Accidental mispronunciations and very rude words in the schoolyard

It’s still awfully and unseasonably hot here in North Germany, though it’s supposed to cool off tomorrow.

Honestly, if they are going to have more and more schools that operate well into the afternoon, they should really revise the “hitzefrei” rules, because measuring the temperature at eleven AM to determine whether to give the kids the rest of the day off was useful when school only lasted until one PM. But when school lasts until half past three, the temperature should be measured again at one or two PM. Because the classroom where I was supposed to teach this afternoon was so hot it was completely unbearable. After ten minutes or so, I finally took the students outside to continue the lesson in the schoolyard. We were reading a W. Somerset Maugham short story, so I didn’t really need the blackboard, though I occasionally needed to chase off some younger kids who were filling the schoolyard with loud chatter.

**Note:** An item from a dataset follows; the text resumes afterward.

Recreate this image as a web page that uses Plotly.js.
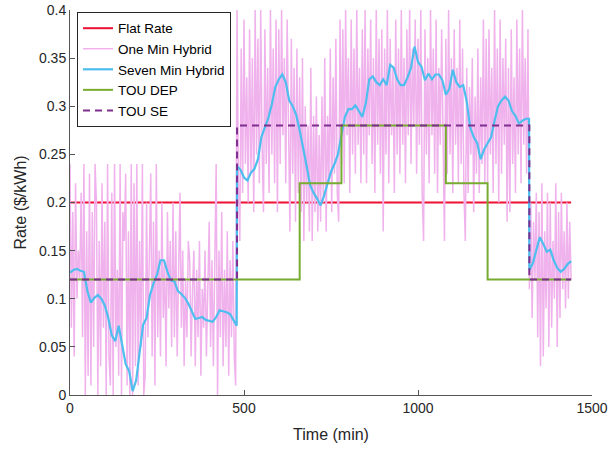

By the way, I got my favourite unintentionally rude mispronunciation of an English word yet. Titles are particularly prone to being mispronounced, as evidenced by the many ways Germans manage to mispronounce “Duke”. But today, a girl did even those mispronunciations one better. For a character in the W. Somerset Maugham story is called “Count Borselli”. However, the student in question managed to pronounce “Count” like the very similar word that is missing an “o”.

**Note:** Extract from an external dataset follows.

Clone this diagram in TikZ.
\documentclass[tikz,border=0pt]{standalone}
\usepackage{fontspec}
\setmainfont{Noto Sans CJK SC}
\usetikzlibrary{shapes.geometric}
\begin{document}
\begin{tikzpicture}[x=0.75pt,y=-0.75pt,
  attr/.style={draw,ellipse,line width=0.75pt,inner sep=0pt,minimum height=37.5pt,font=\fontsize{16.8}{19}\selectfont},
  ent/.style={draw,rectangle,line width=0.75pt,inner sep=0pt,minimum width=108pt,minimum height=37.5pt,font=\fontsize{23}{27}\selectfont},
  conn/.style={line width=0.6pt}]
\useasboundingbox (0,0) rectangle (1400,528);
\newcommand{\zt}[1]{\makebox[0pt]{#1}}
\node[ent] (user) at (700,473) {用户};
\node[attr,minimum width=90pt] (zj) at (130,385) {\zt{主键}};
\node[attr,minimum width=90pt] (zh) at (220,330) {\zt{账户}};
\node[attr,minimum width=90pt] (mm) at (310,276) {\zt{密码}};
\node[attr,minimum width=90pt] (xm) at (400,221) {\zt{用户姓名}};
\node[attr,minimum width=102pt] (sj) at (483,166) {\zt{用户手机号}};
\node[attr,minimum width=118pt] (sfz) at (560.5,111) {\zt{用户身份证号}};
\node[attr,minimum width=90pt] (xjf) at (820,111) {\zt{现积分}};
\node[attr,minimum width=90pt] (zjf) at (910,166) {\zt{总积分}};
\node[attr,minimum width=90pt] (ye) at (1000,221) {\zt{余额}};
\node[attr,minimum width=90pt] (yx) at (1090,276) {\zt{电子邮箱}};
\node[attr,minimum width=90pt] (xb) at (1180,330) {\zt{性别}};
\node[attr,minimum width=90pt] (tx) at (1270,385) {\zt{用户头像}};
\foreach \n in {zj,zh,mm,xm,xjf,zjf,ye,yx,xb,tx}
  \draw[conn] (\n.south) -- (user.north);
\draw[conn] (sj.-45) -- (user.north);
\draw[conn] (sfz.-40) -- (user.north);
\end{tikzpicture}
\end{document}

I had to bite my tongue and said, “Actually, it’s pronounced ‘Count’. What you just read out is a very rude word. A word that’s so rude that they don’t even say it on those TV shows that are full of swearing otherwise.”

The students give me an expectant look. I consider for a few seconds and then say, “Oh well, you’re mature enough that I might as well tell you.” The class in question was a 10th grade class and I have heard the German equivalent of that word from 5th graders (who promptly got a lecture why that is not a nice word to say to other students and why saying it to a male student is just plain silly). So I said, “It’s the English equivalent of [very rude German word for the female sex organ], only that the British use it to refer to men, too.”

Later while we were discussing the story and I asked the students about the tone of the text, one boy said, “Well, it’s definitely informal.”

“What makes you think that?”, I ask, because the text in question is a W. Somerset Maugham short story and he’s about as formal as they come.

“Well, he wrote [very rude word for female sex organ].”

“Actually, he wrote ‘Count’. S. just pronounced it like the other word.”